Prof. Troy Messick had two papers published over the summer on Linguistic Inquiry. Both papers are currently available on early access.
3/4 of a Monster: On Mixed Shifty Agreement in Telugu
Abstract: Within the typology of embedded pronouns, there are languages that allow for non-first person pronouns to apparently control first person agreement morphology when in certain embedded contexts. This type of agreement displays some degree of optionality: it is also possible for the pronoun to control the expected agreement morphology given the pronoun’s own overt morphological features. This paper provides new data from the Dravidian language Telugu that shows when the embedded pronoun controls agreement on two separate targets, agreement may be uniform across the two targets or the two targets can mismatch in one direction, but crucially not the other.

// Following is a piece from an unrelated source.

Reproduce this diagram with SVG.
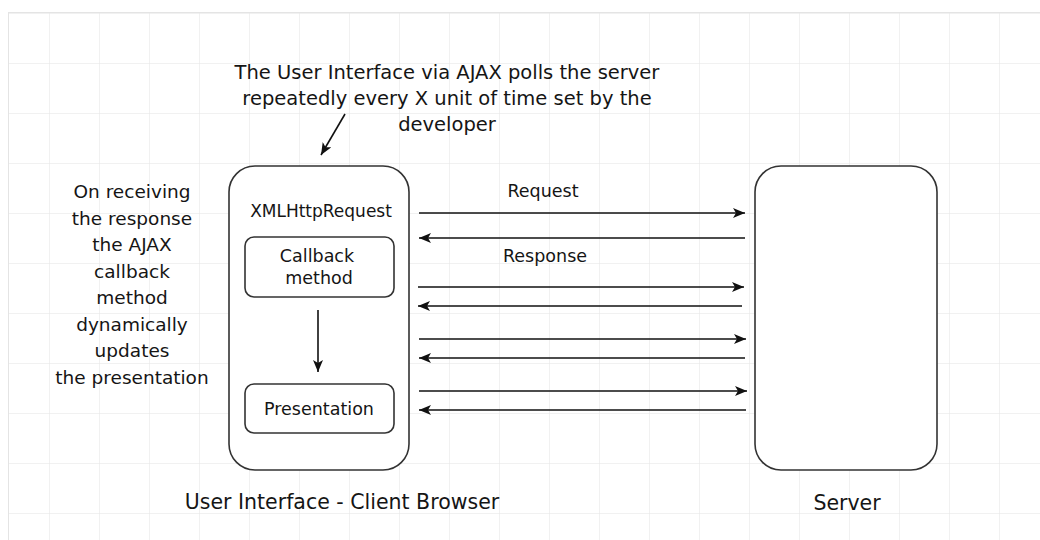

I show how we may account for this paradigm using the assumptions that the pronouns in question are similar to so-called hybrid nouns and that agreement features are restricted in principled ways.
E-Raising Reconsidered: Constituency, Coordination and Case-Matching Reciprocals (co-authored with Gísli Rúnar Harðarson (University of Iceland)

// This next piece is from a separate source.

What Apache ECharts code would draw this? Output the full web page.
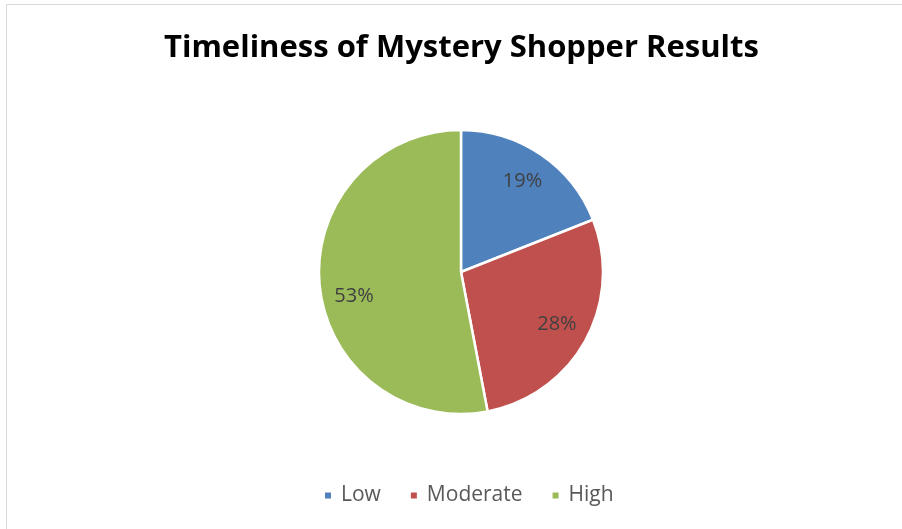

Abstract: In Icelandic, part of the complex reciprocal hvor annar matches in case with the reciprocal’s antecedent. In structures where the reciprocal is embedded in a PP, the P intervenes between the two parts. A recent analysis of these data suggests that part of the reciprocal overtly moves to the base position of the antecedent by an operation termed e-raising. We show that such an analysis makes a number of wrong predictions about the constituencies of such structures and also about the behavior of reciprocals in coordinations. We show that this is also the case for other languages that show case-agreeing reciprocals. We instead argue that matching in case between antecedent and reciprocal can occur with the reciprocal staying in situ. Instances with PPs do involve movement but only to the edge of PP and not further. This analysis is in line with a number of recent approaches that advocate for a morphosyntactic feature matching relation between antecedent and locally bound anaphors.